World Soccer is 50 years old! We’re celebrating with a special souvenir edition featuring interviews with 50 of the biggest names in football.

So much has changed since the magazine first appeared in October 1960. Yet although the game has witnessed incredible change over the past five decades, much has stayed the same. To illustrate the point, it’s worth reprinting, in its entirety, this editorial from September 1961, when World Soccer celebrated its first anniversary:

“Now that the first twelve editions of World Soccer have appeared, we are pleased to say, eagerly received by serious soccer enthusiasts everywhere, this birthday time provides a real opportunity to reflect on the past year. In our first edition, we made it known that we intended to fulfil an editorial policy which would meet with the requirements of enthusiasts of all nationalities. We added that, although produced in London, the world’s greatest city and stronghold of soccer, World Soccer would endeavour to present a well-balanced editorial content that would not be biased or give preferential treatment to any one country.

Judging by the many letters of congratulations we have received since October, it would seem that we have succeeded somewhat in that daring ambition.

We have been told that we have mapped some paths through the previously unpenetrable forests of confusion.

World Soccer is the first-ever international soccer magazine which has attempted to link a myriad of already healthy individual organisations and peoples together under a common denominator of the game. Though we may say it ourselves, we have had few criticisms: rather they have been constructive suggestions for the future and everyone is united in the thought that the content material has improved with each succeeding edition.

This is all tremendously heartening and makes our task well worthwhile.

Language has been no barrier to World Soccer. English is the most common language in the world at the moment and our articles and comments have been widely acclaimed from Paris to Peking and from Barcelona to Buenos Aires.

Our first birthday is with us, but we do not intend to pause for breath. The next 12 months are vital ones for international soccer. containing the World Cup finals in Chile. World Soccer will take you through the months and will leave no facet of events untouched. To the millions who will be unable to attend in Santiago next June, our World Cup “special” editions will provide the background, the atmosphere and the information which even the most insatiable appetite demands.

The future is exciting for us. From our point of view, there is much work in store; many statistics to be prepared; many conclusions to be drawn and observations. In consequence, our readers also have much to anticipate and we can do no more than hope that, on our second anniversary, an even stronger friendship has been achieved.

If we can continue to progress in the future as we have done in the past then we feel we shall be developing on common ground acceptable to all. To all those readers who have contributed to the position we now find ourselves in at the moment, by their support of the magazine, we thank you most sincerely and trust our efforts will continue to lend themselves to your satisfaction.

Like a giant universal text-book, we would like to think that World Soccer will find its way on to the desks of a hundred different schools where it will help the keener students of the game to a better understanding.

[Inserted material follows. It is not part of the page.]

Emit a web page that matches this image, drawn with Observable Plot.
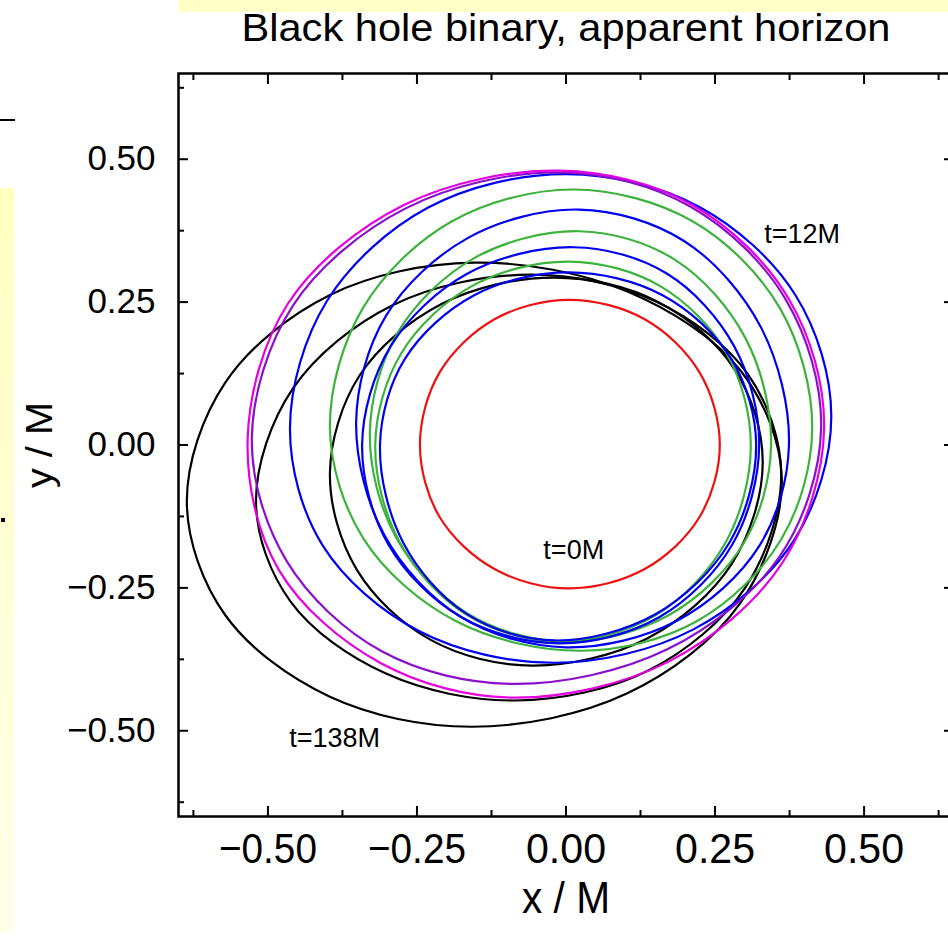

Suggestions for the improvement of the magazine are always welcome. If readers would like some particular aspect of the game highlighted or, alternatively, feel we could devote more space to certain activities, then we shall be pleased to hear from them.”
I doubt that when those words were written, 49 years ago, many people believed World Soccer would be celebrating its 50th annniversary as Britain’s oldest and most respected football publication.

And yet, here we are, in October 2010, looking back on five incredible decades.

It would have been too huge a task to chronicle the past 50 years of the game in one of issue of the magazine. So we decided the celebrate 50 years and reflect on how the game has changed by speaking to 50 of the greatest players of the past half-century. The individuals who, in our opinion, have left a lasting impact on the game.

Hopefully, our interviews will provide an interesting snapshot of the past 50 years – and spark debate and discussion.

Our selection of players is not intended to be a definitive list of the greatest ever living players. Arguably the greatest player of all, Alfredo di Stefano, was too ill to talk. Others requested money, and were politely declined.

The selection reflects our international outlook; many of the players featured would probably not make a list if the wider public had been consulted. Had that been the case, I suspect Bobby Charlton and George Eastham would not be the only Englishmen featured, nor would there have been quite so many non-Europeans.

But our commitment to the wider international picture has always been a hallmark of World Soccer. Our aim has always been to reach the parts that other publications cannot, or do not wish to reach. In a digital age, that also extends to reaching the stories that Google cannot unearth.

While the values of the magazine remain the same, one thing has changed. The word soccer has come be used as a term of derision in some quarters. While narrow-minded souls in the UK associate the word soccer with the Americanisation of sport, its usage actually dates back to the earliest origins of the game in 19th century England. When the two codes – Rugby Football and Association Football – split, Rugby was nicknamed rugger, so Association – or Assoc – Football became known as soccer.

History lesson aside, we’re proud to have a substantial readership in the United States, just as we are proud of all our readers, all around the globe. Without you, and without our contributors, the past 50 years would not have been possible.